| Set exercise |
Word for word, copy all the data and drop the pictures.

| Data section |
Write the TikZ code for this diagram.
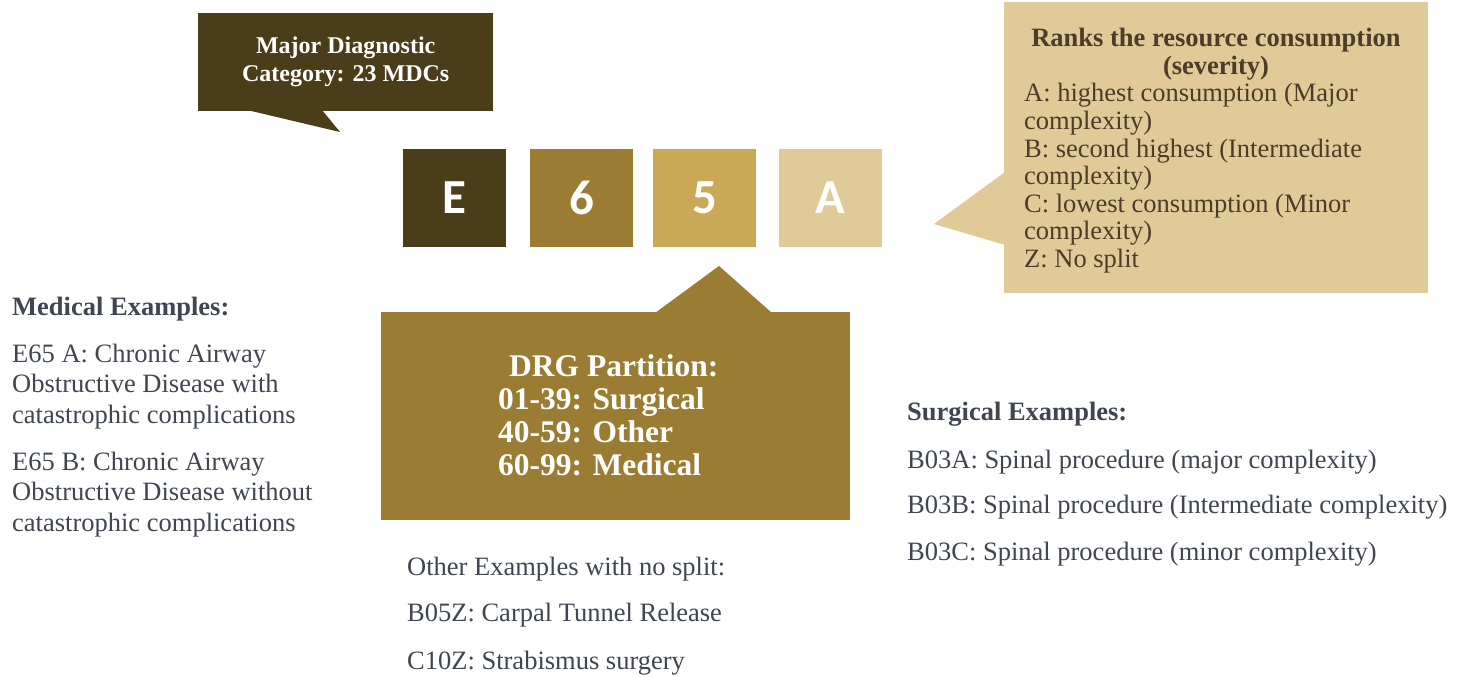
\documentclass[tikz,border=0pt]{standalone}
\usepackage{fontspec}
\setmainfont{Liberation Serif}
\newfontfamily\boxfont{Carlito}
\definecolor{cdark}{HTML}{4B3C1A}
\definecolor{cmid}{HTML}{9A7D33}
\definecolor{cgold}{HTML}{C9A857}
\definecolor{clight}{HTML}{DFCA98}
\definecolor{cgraytxt}{HTML}{3F4652}
\definecolor{cbrowntxt}{HTML}{4A3D2A}
\tikzset{
  letterbox/.style={minimum width=103pt, minimum height=98pt, inner sep=0pt, text=white,
    font=\boxfont\bfseries\fontsize{49}{52}\selectfont},
  bodytxt/.style={inner sep=0pt, anchor=base west, text=cgraytxt, font=\fontsize{26.5}{30}\selectfont},
  bodybold/.style={bodytxt, font=\bfseries\fontsize{26.5}{30}\selectfont},
  ranktxt/.style={inner sep=0pt, anchor=base west, text=cbrowntxt, font=\fontsize{26.5}{28}\selectfont},
  drgtxt/.style={inner sep=0pt, anchor=base west, text=white, font=\bfseries\fontsize{31.5}{33}\selectfont},
}
\begin{document}
\begin{tikzpicture}[x=1pt,y=-1pt]
\useasboundingbox[fill=white] (0,0) rectangle (1468,677);

% Major Diagnostic Category bubble
\node[fill=cdark, anchor=north west, minimum width=295pt, minimum height=98pt, inner sep=0pt,
      text=white, align=center, font=\bfseries\fontsize{24}{28}\selectfont] (mdc) at (198,13)
      {Major Diagnostic\\Category: 23 MDCs};
\fill[cdark] (247,110) -- (340,132) -- (322,110) -- cycle;

% code letters
\node[letterbox, fill=cdark] (E) at (454.5,198) {E};
\node[letterbox, fill=cmid] (six) at (581.5,198) {6};
\node[letterbox, fill=cgold] (five) at (704.5,198) {5};
\node[letterbox, fill=clight] (A) at (830.5,198) {A};

% Ranks bubble
\node[fill=clight, anchor=north west, minimum width=424pt, minimum height=291pt, inner sep=0pt] (rank) at (1004,2) {};
\fill[clight] (1005,172) -- (934,224) -- (1005,245) -- cycle;
\node[inner sep=0pt, anchor=base, text=cbrowntxt, font=\bfseries\fontsize{26.5}{28}\selectfont] (rt1) at (1216,47) {Ranks the resource consumption};
\node[inner sep=0pt, anchor=base, text=cbrowntxt, font=\bfseries\fontsize{26.5}{28}\selectfont] (rt2) at (1216,75) {(severity)};
\foreach \t [count=\i from 0] in {A: highest consumption (Major, complexity), B: second highest (Intermediate, complexity), C: lowest consumption (Minor, complexity), Z: No split}
  \node[ranktxt] (rank-\i) at (1024,102+27.5*\i) {\t};

% DRG partition bubble
\node[fill=cmid, anchor=north west, minimum width=469pt, minimum height=208pt, inner sep=0pt] (drg) at (381,312) {};
\fill[cmid] (655,313) -- (719,266) -- (772,313) -- cycle;
\node[drgtxt] (drg-0) at (509,376) {DRG Partition:};
\node[drgtxt] (drg-1) at (498,409) {01-39: Surgical};
\node[drgtxt] (drg-2) at (498,442) {40-59: Other};
\node[drgtxt] (drg-3) at (498,475) {60-99: Medical};

% Medical examples
\node[bodybold] (medh) at (12,315) {Medical Examples:};
\foreach \t [count=\i from 0] in {E65 A: Chronic Airway, Obstructive Disease with, catastrophic complications}
  \node[bodytxt] (meda-\i) at (12,362+30.5*\i) {\t};
\foreach \t [count=\i from 0] in {E65 B: Chronic Airway, Obstructive Disease without, catastrophic complications}
  \node[bodytxt] (medb-\i) at (12,470+30.5*\i) {\t};

% Surgical examples
\node[bodybold] (surh) at (907,420) {Surgical Examples:};
\node[bodytxt] (sur-1) at (907,468) {B03A: Spinal procedure (major complexity)};
\node[bodytxt] (sur-2) at (907,513) {B03B: Spinal procedure (Intermediate complexity)};
\node[bodytxt] (sur-3) at (907,560) {B03C: Spinal procedure (minor complexity)};

% Other examples
\node[bodytxt] (oth-0) at (407,575) {Other Examples with no split:};
\node[bodytxt] (oth-1) at (407,621) {B05Z: Carpal Tunnel Release};
\node[bodytxt] (oth-2) at (407,669) {C10Z: Strabismus surgery};
\end{tikzpicture}
\end{document}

| Result |
Write the TikZ code for this diagram.
\documentclass[tikz,border=0pt]{standalone}
\usepackage{fontspec}
\setmainfont{Liberation Serif}
\newfontfamily\boxfont{Carlito}
\definecolor{cdark}{HTML}{4B3C1A}
\definecolor{cmid}{HTML}{9A7D33}
\definecolor{cgold}{HTML}{C9A857}
\definecolor{clight}{HTML}{DFCA98}
\definecolor{cgraytxt}{HTML}{3F4652}
\definecolor{cbrowntxt}{HTML}{4A3D2A}
\tikzset{
  letterbox/.style={minimum width=103pt, minimum height=98pt, inner sep=0pt, text=white,
    font=\boxfont\bfseries\fontsize{49}{52}\selectfont},
  bodytxt/.style={inner sep=0pt, anchor=base west, text=cgraytxt, font=\fontsize{26.5}{30}\selectfont},
  bodybold/.style={bodytxt, font=\bfseries\fontsize{26.5}{30}\selectfont},
  ranktxt/.style={inner sep=0pt, anchor=base west, text=cbrowntxt, font=\fontsize{26.5}{28}\selectfont},
  drgtxt/.style={inner sep=0pt, anchor=base west, text=white, font=\bfseries\fontsize{31.5}{33}\selectfont},
}
\begin{document}
\begin{tikzpicture}[x=1pt,y=-1pt]
\useasboundingbox[fill=white] (0,0) rectangle (1468,677);

% Major Diagnostic Category bubble
\node[fill=cdark, anchor=north west, minimum width=295pt, minimum height=98pt, inner sep=0pt,
      text=white, align=center, font=\bfseries\fontsize{24}{28}\selectfont] (mdc) at (198,13)
      {Major Diagnostic\\Category: 23 MDCs};
\fill[cdark] (247,110) -- (340,132) -- (322,110) -- cycle;

% code letters
\node[letterbox, fill=cdark] (E) at (454.5,198) {E};
\node[letterbox, fill=cmid] (six) at (581.5,198) {6};
\node[letterbox, fill=cgold] (five) at (704.5,198) {5};
\node[letterbox, fill=clight] (A) at (830.5,198) {A};

% Ranks bubble
\node[fill=clight, anchor=north west, minimum width=424pt, minimum height=291pt, inner sep=0pt] (rank) at (1004,2) {};
\fill[clight] (1005,172) -- (934,224) -- (1005,245) -- cycle;
\node[inner sep=0pt, anchor=base, text=cbrowntxt, font=\bfseries\fontsize{26.5}{28}\selectfont] (rt1) at (1216,47) {Ranks the resource consumption};
\node[inner sep=0pt, anchor=base, text=cbrowntxt, font=\bfseries\fontsize{26.5}{28}\selectfont] (rt2) at (1216,75) {(severity)};
\foreach \t [count=\i from 0] in {A: highest consumption (Major, complexity), B: second highest (Intermediate, complexity), C: lowest consumption (Minor, complexity), Z: No split}
  \node[ranktxt] (rank-\i) at (1024,102+27.5*\i) {\t};

% DRG partition bubble
\node[fill=cmid, anchor=north west, minimum width=469pt, minimum height=208pt, inner sep=0pt] (drg) at (381,312) {};
\fill[cmid] (655,313) -- (719,266) -- (772,313) -- cycle;
\node[drgtxt] (drg-0) at (509,376) {DRG Partition:};
\node[drgtxt] (drg-1) at (498,409) {01-39: Surgical};
\node[drgtxt] (drg-2) at (498,442) {40-59: Other};
\node[drgtxt] (drg-3) at (498,475) {60-99: Medical};

% Medical examples
\node[bodybold] (medh) at (12,315) {Medical Examples:};
\foreach \t [count=\i from 0] in {E65 A: Chronic Airway, Obstructive Disease with, catastrophic complications}
  \node[bodytxt] (meda-\i) at (12,362+30.5*\i) {\t};
\foreach \t [count=\i from 0] in {E65 B: Chronic Airway, Obstructive Disease without, catastrophic complications}
  \node[bodytxt] (medb-\i) at (12,470+30.5*\i) {\t};

% Surgical examples
\node[bodybold] (surh) at (907,420) {Surgical Examples:};
\node[bodytxt] (sur-1) at (907,468) {B03A: Spinal procedure (major complexity)};
\node[bodytxt] (sur-2) at (907,513) {B03B: Spinal procedure (Intermediate complexity)};
\node[bodytxt] (sur-3) at (907,560) {B03C: Spinal procedure (minor complexity)};

% Other examples
\node[bodytxt] (oth-0) at (407,575) {Other Examples with no split:};
\node[bodytxt] (oth-1) at (407,621) {B05Z: Carpal Tunnel Release};
\node[bodytxt] (oth-2) at (407,669) {C10Z: Strabismus surgery};
\end{tikzpicture}
\end{document}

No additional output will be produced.